Natural gas and fertilizer have a 0.541 correlation, while the relationship between coal and fertilizer is very strong, at 0.716.
From its cycle peak, natural gas is down -33%. Coal saw a similar deceleration, down -29%. Natty and coal peaked on 10/27/21 and 10/12/21, respectively.
While the chart tells the story well on its own, here it is in words: fertilizer prices are dropping, and should continue to do so following natural gas and coal’s heavier declines. The result is lower food prices (a win for the American eater), and thus, downward pressure on headline inflation.
Ahead of Wednesday’s (1/12/22) CPI print, the Street, mainstream media, political parties, and essential everyone, are keen to see if inflation remains sticky or we disinflate from the peak. While the recent drop in fertilizer prices is not likely to flow through just yet, this should be a deflationary pressure as we head into the second quarter of 2022.
The Fed finally admitted to inflation’s lack of transitory-ness, and is considering/signaling/pretending that they’re willing to drop their olive branch and get hawkish. But if we get strong deceleration on the Wednesday’s print (1/12/22), Powell will be left with a choice: hike into a slowdown and tank the market or follow in his predecessors’ footsteps and keep the punch flowing.
Hiking would run the risk of repeating the fourth quarter of 2018; assuming Powell’s memory extends longer than a few years, will he really be willing to make the same mistake? The Magic 8 ball says, “Don’t count on it.”

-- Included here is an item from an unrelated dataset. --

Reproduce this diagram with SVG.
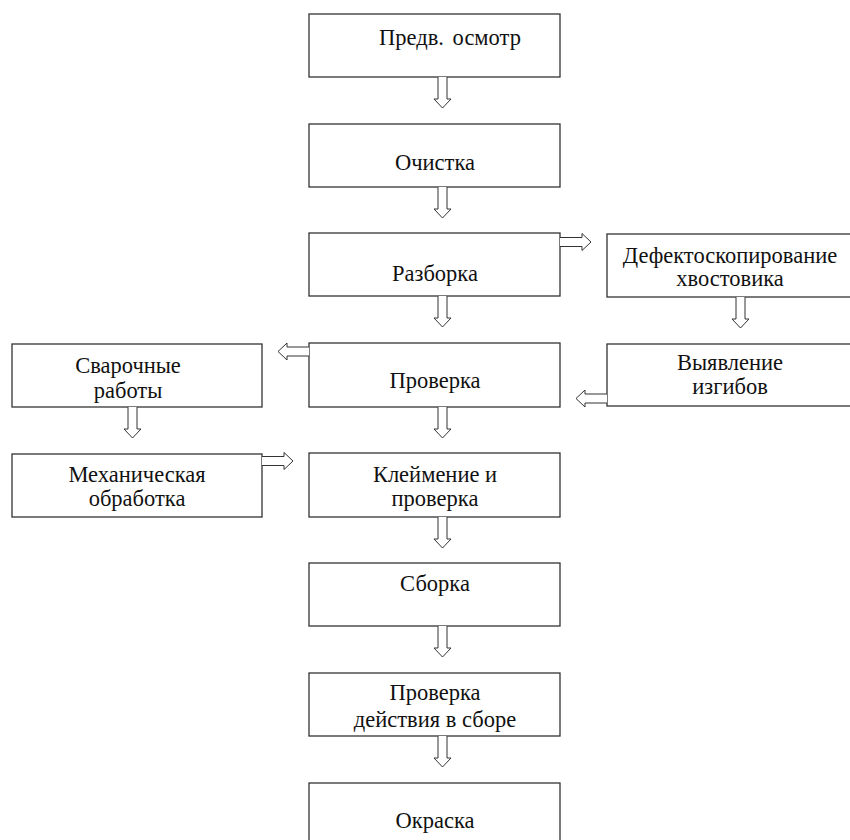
<svg xmlns="http://www.w3.org/2000/svg" width="850" height="840" viewBox="0 0 850 840">
<style>
.box{fill:#fff;stroke:#333;stroke-width:1.3}
.t{font-family:"Liberation Serif","Times New Roman",serif;font-size:22.5px;fill:#111;text-anchor:middle}
.arr{fill:#fff;stroke:#333;stroke-width:1}
</style>
<defs>
<path id="ad" d="M-4.5,0 V22 H-8.5 L0,31 L8.5,22 H4.5 V0"/>
</defs>
<rect width="850" height="840" fill="#fff"/>
<g id="n1"><rect class="box" x="309" y="14" width="251" height="63"/><text class="t" x="450" y="45" word-spacing="3">Предв. осмотр</text></g>
<g id="n2"><rect class="box" x="309" y="124" width="251" height="63"/><text class="t" x="435" y="170">Очистка</text></g>
<g id="n3"><rect class="box" x="309" y="233" width="251" height="63"/><text class="t" x="435" y="281">Разборка</text></g>
<g id="n4"><rect class="box" x="309" y="343" width="251" height="64"/><text class="t" x="435" y="388">Проверка</text></g>
<g id="n5"><rect class="box" x="309" y="453" width="251" height="64"/><text class="t" x="435" y="482">Клеймение и</text><text class="t" x="435" y="506">проверка</text></g>
<g id="n6"><rect class="box" x="309" y="563" width="251" height="63"/><text class="t" x="435" y="591">Сборка</text></g>
<g id="n7"><rect class="box" x="309" y="673" width="251" height="63"/><text class="t" x="435" y="700">Проверка</text><text class="t" x="435" y="727">действия в сборе</text></g>
<g id="n8"><rect class="box" x="309" y="783" width="251" height="64"/><text class="t" x="435" y="828">Окраска</text></g>
<g id="n9"><rect class="box" x="607" y="234" width="250" height="63"/><text class="t" x="730" y="263">Дефектоскопирование</text><text class="t" x="730" y="286">хвостовика</text></g>
<g id="n10"><rect class="box" x="607" y="344" width="250" height="62"/><text class="t" x="730" y="370">Выявление</text><text class="t" x="730" y="394">изгибов</text></g>
<g id="n11"><rect class="box" x="12" y="344" width="250" height="63"/><text class="t" x="128" y="373">Сварочные</text><text class="t" x="128" y="398">работы</text></g>
<g id="n12"><rect class="box" x="12" y="454" width="250" height="63"/><text class="t" x="137" y="482">Механическая</text><text class="t" x="137" y="506">обработка</text></g>
<g id="connectors">
<use href="#ad" class="arr" transform="translate(442.5,77)"/>
<use href="#ad" class="arr" transform="translate(442.5,187)"/>
<use href="#ad" class="arr" transform="translate(442.5,296)"/>
<use href="#ad" class="arr" transform="translate(442.5,407)"/>
<use href="#ad" class="arr" transform="translate(442.5,517)"/>
<use href="#ad" class="arr" transform="translate(442.5,626)"/>
<use href="#ad" class="arr" transform="translate(442.5,736)"/>
<use href="#ad" class="arr" transform="translate(740.5,297)"/>
<use href="#ad" class="arr" transform="translate(132.5,407)"/>
<use href="#ad" class="arr" transform="translate(560,242) rotate(-90)"/>
<use href="#ad" class="arr" transform="translate(262,461) rotate(-90)"/>
<use href="#ad" class="arr" transform="translate(607,398.5) rotate(90)"/>
<use href="#ad" class="arr" transform="translate(309,351.5) rotate(90)"/>
</g>
</svg>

Understanding where the underlying components are trending is critical to see where inflation is heading (and just slightly more important than a twitter thread talking about the Fed’s Dot Plot or supply chain narratives.)
With Wednesday's CPI print on the horizon (roughly 2 weeks before the January FOMC meeting) we'll have to see what the Fed decides. Regardless, medium-term trends, such as the relationship between energy, fertilizer, and Food-CPI, could pressure headline inflation downward over the coming months and quarters, leaving the Fed in a precarious situation.